Ocasio-Cortez on confrontation with protesters at theater: ‘It’s f‑‑‑ed up’

Rep. Alexandria Ocasio-Cortez (D-N.Y.) hit back at protesters who were following and filming her at a theater over the weekend and who heckled her about her stance on the Israel-Hamas war.

Ocasio-Cortez has repeatedly criticized the war, but the protesters filming her accused her of not calling the war in Gaza a “genocide.”

“You refuse to call it a genocide,” one of the protesters says in the video, prompting Ocasio-Cortez to respond with, “I need you to understand that this is not OK.”

When the protester shot back that it’s “not OK that there’s a genocide happening and you’re not actively against it,” the New York Democrat said they were “lying.”

The protesters followed her down an escalator and out the doors of the theater, still accusing her of refusing to call the Israeli attacks in Gaza “a genocide.”

As she exited the building, the protesters continued to follow her down the street.

The video then cut to Ocasio-Cortez turning to the camera and accusing the protesters of planning to edit the video to make it look like she said something she did not.

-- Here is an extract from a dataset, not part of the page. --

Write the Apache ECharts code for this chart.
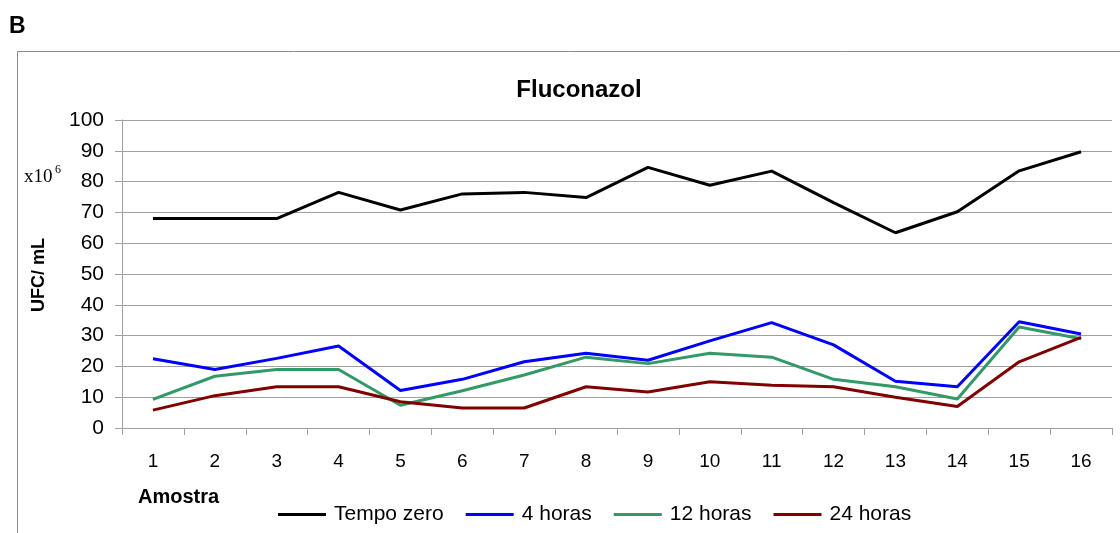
<!DOCTYPE html>
<html>
	<head>
		<meta charset="UTF-8">
		<title>Fluconazol</title>
		<script src="https://cdn.jsdelivr.net/npm/echarts@6/dist/echarts.min.js"></script>
		<style>
			html, body {
				margin: 0;
				padding: 0;
				background: #fff;
			}
			#chart {
				width: 1120px;
				height: 533px;
			}
		</style>
	</head>
	<body>
		<div id="chart"></div>
		<script>
			var amostras = ['1', '2', '3', '4', '5', '6', '7', '8', '9', '10', '11', '12', '13', '14', '15', '16'];
			var tempoZero = [68, 68, 68, 76.5, 70.8, 76, 76.5, 74.8, 84.6, 78.8, 83.4, 73.2, 63.4, 70.2, 83.5, 89.7];
			var quatroHoras = [22.5, 19, 22.6, 26.6, 12.2, 15.8, 21.5, 24.3, 22, 28.3, 34.2, 27, 15.2, 13.4, 34.5, 30.5];
			var dozeHoras = [9.3, 16.8, 19, 19, 7.4, 12.1, 17.2, 23, 20.9, 24.3, 23, 15.8, 13.4, 9.4, 32.8, 29];
			var vinteQuatroHoras = [5.8, 10.5, 13.4, 13.4, 8.5, 6.5, 6.5, 13.4, 11.7, 15, 13.9, 13.4, 10, 7, 21.5, 29.4];
			var serieNomes = ['Tempo zero', '4 horas', '12 horas', '24 horas'];
			var serieCores = ['#000000', '#0000ff', '#339966', '#800000'];

			var font = 'Arial, "Liberation Sans", sans-serif';
			var serif = '"Liberation Serif", "DejaVu Serif", serif';
			var chart = echarts.init(document.getElementById('chart'));

			var dados = [tempoZero, quatroHoras, dozeHoras, vinteQuatroHoras];
			var series = dados.map(function(d, i) {
				return {
					name: serieNomes[i],
					type: 'line',
					data: d,
					symbol: 'none',
					color: serieCores[i],
					lineStyle: { width: 3, color: serieCores[i] }
				};
			});

			chart.setOption({
				animation: false,
				backgroundColor: '#fff',
				textStyle: { fontFamily: font },
				title: {
					text: 'Fluconazol',
					left: 574,
					textAlign: 'center',
					top: 73,
					textStyle: { fontSize: 24, fontWeight: 'bold', color: '#000', fontFamily: font }
				},
				legend: {
					data: serieNomes,
					left: 273,
					top: 499,
					icon: 'rect',
					itemWidth: 48,
					itemHeight: 3,
					itemGap: 22,
					textStyle: { fontSize: 21, color: '#000', padding: [0, 0, 0, 3] }
				},
				grid: {
					left: 122,
					right: 8,
					top: 120,
					bottom: 105
				},
				xAxis: {
					type: 'category',
					data: amostras,
					boundaryGap: true,
					axisLine: { lineStyle: { color: '#a0a0a0', width: 1 } },
					axisTick: { show: true, interval: 0, length: 7, lineStyle: { color: '#a0a0a0' } },
					axisLabel: { fontSize: 19, color: '#000', margin: 24, interval: 0 }
				},
				yAxis: {
					type: 'value',
					min: 0,
					max: 100,
					interval: 10,
					axisLine: { show: true, lineStyle: { color: '#a0a0a0', width: 1 } },
					axisTick: { show: true, length: 7, lineStyle: { color: '#a0a0a0' } },
					axisLabel: { fontSize: 21, color: '#000', margin: 18 },
					splitLine: { lineStyle: { color: '#a0a0a0', width: 1 } }
				},
				graphic: [
					{
						type: 'rect',
						shape: { x: 17.5, y: 51.5, width: 1200, height: 600 },
						style: { fill: 'none', stroke: '#8c8c8c', lineWidth: 1 },
						silent: true
					},
					{
						type: 'text',
						x: 9,
						y: 27,
						style: { text: 'B', font: 'bold 23px ' + font, fill: '#000', verticalAlign: 'middle' }
					},
					{
						type: 'text',
						x: 24,
						y: 177,
						style: { text: 'x10', font: '19px ' + serif, fill: '#000', verticalAlign: 'middle' }
					},
					{
						type: 'text',
						x: 55,
						y: 170,
						style: { text: '6', font: '12px ' + serif, fill: '#000', verticalAlign: 'middle' }
					},
					{
						type: 'text',
						x: 39,
						y: 275,
						rotation: Math.PI / 2,
						style: { text: 'UFC/ mL', font: 'bold 18px ' + font, fill: '#000', align: 'center', verticalAlign: 'middle' }
					},
					{
						type: 'text',
						x: 138,
						y: 497,
						style: { text: 'Amostra', font: 'bold 20px ' + font, fill: '#000', verticalAlign: 'middle' }
					}
				],
				series: series
			});
		</script>
	</body>
</html>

“And you’re gonna cut this — you’re gonna clip this so that it’s completely out of context,” she told the protester.

“I already said that it was. And y’all are just going to pretend that it wasn’t over and over again,” Ocasio-Cortez says in the video, referring to calling Gaza a genocide.

“It’s f‑‑‑ed up, man. You’re not helping your people. And you’re not helping them. You’re not helping them,” she said.

Ocasio-Cortez has repeatedly called for a cease-fire in the Israel-Hamas war and has raised concerns about the Israeli attacks in Gaza, where the health ministry has reported that more than 30,000 Palestinians have been killed since the onset of the war.

She said in an appearance on NBC’s “Meet the Press” in January that the accusations that President Biden is enabling genocide in Gaza amid the Israel-Hamas war demonstrate the “mass inhumanity that Gazans are facing.”

She pointed to the International Court of Justice, which said in a preliminary ruling earlier this year that Israel must contain civilian deaths in Gaza, when asked if accusing Biden of condoning genocide goes “too far.”

“I believe that they are they are — they’re still determining it. But in the interim ruling, the fact that they said there’s a responsibility to prevent it, the fact that this word is even in play, the fact that this word is even in our discourse, I think demonstrates the mass inhumanity that Gazans are facing,” Ocasio-Cortez said at the time.

The Hill has reached out to Ocasio-Cortez’s office for comment.